EN BÜYÜK GÜNAH FAİZDİR
Faiz günahının Kur’an-ı Kerim’de bütün günahlardan büyük olduğunu kaydeden Kılıçarslan Hoca, İmam Malik’in kitabında faizle ilgili bir misali şu şekilde anlattı: “Bir insan İmam Malik’e giderek, ‘içki içmenin bütün günahlardan daha büyük olduğunu talakla yemin ederek, içki içmekten daha büyük bir günah varsa eşim benden boş olsun’ demiştir. İmam Malik de, ‘Git ben yarın sana cevap vereceğim” der. Daha sonra İmam Malik o şahsa şöyle buyuruyor; ‘Kur’an-ı Kerim’e baştan sona kadar baktım. Faiz günahından başka büyük günah görmedim. Eşin senden boş oldu’ demiştir.”

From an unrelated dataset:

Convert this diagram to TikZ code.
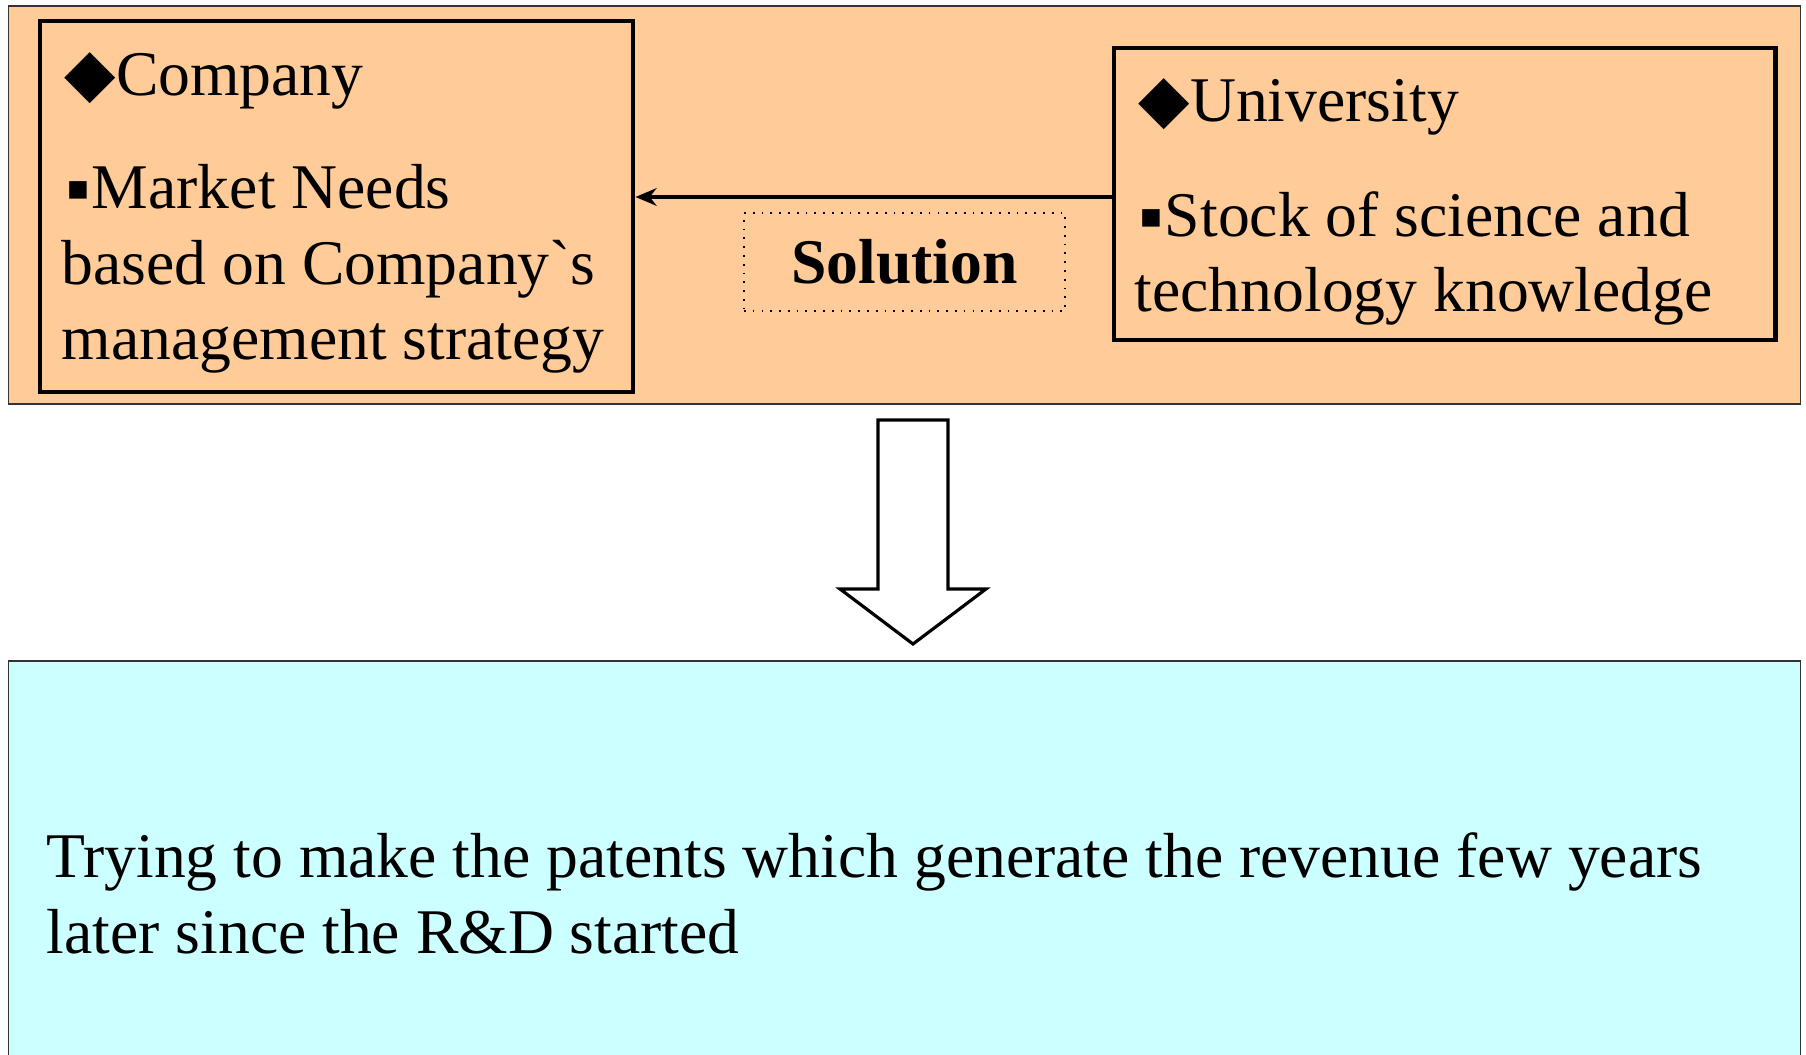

Kur’an-ı Kerim’de faiz dışında hiçbir günah hakkında, “Allah ve Resulu’nden (size karşı açılmış) bir savaş olduğunu bilin” ve hadiste, “Allah ve Resulu ile savaşmaya kendinizi hazırlayın” denilmediğini kaydeden Molla Enver Kılıçarslan Hoca, bu durumu şöyle açıkladı: “Çünkü insan günlerce, aylarca hatta yıllarca ter döküyor, çalışıyor eziyet görüyor bir miktar mal-mülk topluyor. Ama faizciler onu hileyle elinden alıyorlar. Bu da işlenen günahı katlıyor” dedi.
BORÇLULARA YARDIM EDİN
Müslüman toplumun sosyal bir afet olan faiz ve tefeciliği terk etmesi ve zor durumda olan kardeşlerine karşılıksız borç vermelerini önemle vurgulayan Kılıçarslan, “Şahsın bir ihtiyacı, sıkıntısı olur o ihtiyacını karşılamak için bir insan ona borç versin, borcun hayrını Allah Resulü (sav) bir hadisinde ; Miraca gittiğimde ben gördüm ki, ‘Sadakanın hayrı bire on iken, borcun hayrı ise bire on sekizdir” diye buyuruyor. Onun için herkes buna dikkat etmeli” dedi.